To learn to fly feels a lot like learning to fall, doesn’t it, Ashley? I relate to so many of your fears and inhibitions – in different areas, of course – but I every time I make excuses to myself saying “But I might fall … “, I hear a voice behind me whisper “Or you might fly.” ;)
Brave, indeed. Love you, dear friend. Thanks for sharing this with Unforced Rhythms.
Exactly Kelli! :)
Thank you for hosting that beautiful place, Kelli. I love the whisper in your ear. I will remember that.
You are so brave, an inspiration to many, & I am proud if you!
I love and miss you, Becca. Cannot wait to spend time with you soon. xoxo
The thing to show up brave,
expected to behave,
is not the thing to do.
Then better is to view.
| † | Andrew
Brave and behave…hmmm. I’ve never thought of that connection, or rather sometimes the inverse relationship of those two words. Brave causes us to turn things on their heads sometimes, doesn’t it?
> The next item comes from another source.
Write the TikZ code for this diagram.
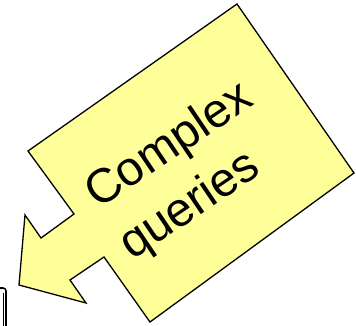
\documentclass[tikz,border=0pt]{standalone}
\usepackage{fontspec}
\setmainfont{Liberation Sans}
\definecolor{calloutfill}{RGB}{255,255,153}
\tikzset{
  callout/.style={draw=black, line width=1.3pt, fill=calloutfill, line join=miter},
  calltext/.style={font=\fontsize{48}{58}\selectfont, rotate=34, inner sep=0pt, anchor=base west},
  edgebox/.style={draw=black, line width=1.6pt, rounded corners=3pt}
}
\begin{document}
\begin{tikzpicture}[x=1pt,y=-1pt]
\useasboundingbox (0,0) rectangle (356,325);
% partial object at bottom-left
\draw[edgebox] (-20,288) -- (6,288) -- (6,340);
\draw[line width=0.6pt] (2.8,293) -- (2.8,340);
% callout arrow
\coordinate (t) at (237,4);
\coordinate (r) at (354,173);
\coordinate (b) at (150,322);
\coordinate (ls) at (104,257);
\coordinate (ln) at (70,280);
\coordinate (lb) at (86,303);
\coordinate (tip) at (19,285);
\coordinate (ub) at (25,215);
\coordinate (un) at (41,238);
\coordinate (us) at (74,214);
\coordinate (l) at (28,151);
\draw[callout] (t) -- (r) -- (b) -- (ls) -- (ln) -- (lb) -- (tip) -- (ub) -- (un) -- (us) -- (l) -- cycle;
\node[calltext] (txt1) at (98,210) {Complex};
\node[calltext] (txt2) at (132,261) {queries};
\end{tikzpicture}
\end{document}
To make people (including ourselves) uncomfortable for the right reasons. Thanks for sharing your words, Andrew.
I am so happy and excited for you and for the women who you will surely impact greatly!
Thank you so much for your encouragement, Elizabeth. Our coffee together when I was in that discouraged, soul-searching place was such a breath of fresh air. Thank you for cheering me on in Jesus. xoxo
We are all testament to the sweet spot you are living in–as your words minister, humor, reveal and inspire. Speak up sister. Be bold. Be brave. You already are. I love you.
I am returning to this comment several weeks after you wrote it, but I need this today. Sis, you bless me…thank you for helping me see the purpose in this. I love you.
I wish I could express to you how very brave you are. How much your admissions of fear and anxiety soften the edges of your bravery and also make it glow. I am proud of you, so proud. And the way you weave in the story of this little girl with your journey of writing and speaking and trying to live into brave, the way you wrap it up with this gorgeous image of a butterfly gliding… your storytelling is masterful. I can’t wait to see how brave continues to look on you.
Precious Amber, I love you. It’s an incredible thing, isn’t it, how God gives us pictures that don’t seem connected until we see how much they are? I am grateful to be on this unfolding journey with you, my friend…stepping into new places of brave with hearts very much connected whether close or far.
Have you read Annie Downs’ new book about being brave? It’s really good. And yeah. That Brene Brown. Wow. So much wow.
Hi dear Jennifer. Yes, Annie’s book is on my reading list for sure. Hearing about it was one of the take courage drumbeats that helped me hear God’s message.
The Gifts of Imperfection by Brene Brown changed my life (each of the 3 times I’ve read it through, both quickly, then slowly, then with others) I pray it will be the same for you. (And when you’re done with it, get Brene’s Daring Greatly — it’s kind of the How To follow-up to Gifts)
Thank you, Beth. I am really looking forward to Daring Greatly, too. I know I need to keep being immersed in that wisdom that feels afraid and does it anyway, that finds joy in the imperfectly beautiful of this life. Thank you for your words here.
Loved that you are seeking to trust in the midst of uncertainty. I am in that same place. Thank you for sharing authentically. It encourages more of that here in this online space, something that is healthy for us to do together in this wonderfully supportive environment! So glad I found you through #TellHisStory this week.
Leeann, thank you for sharing. It’s a joy to “meet” you. You’re right…what power in telling our stories that intersect with God’s story, together. It can be such a frightening place — this trust in uncertainty — and we need each other, need to know we’re not so all alone. Bless you.
And Leeann, I just visited your blog where you are caring so beautifully for your friends who are enduring such pain and unknown. May you be held as you stand with them and sit with them and cry with them and coordinate practical help for them to show them they are not alone. Much love to you.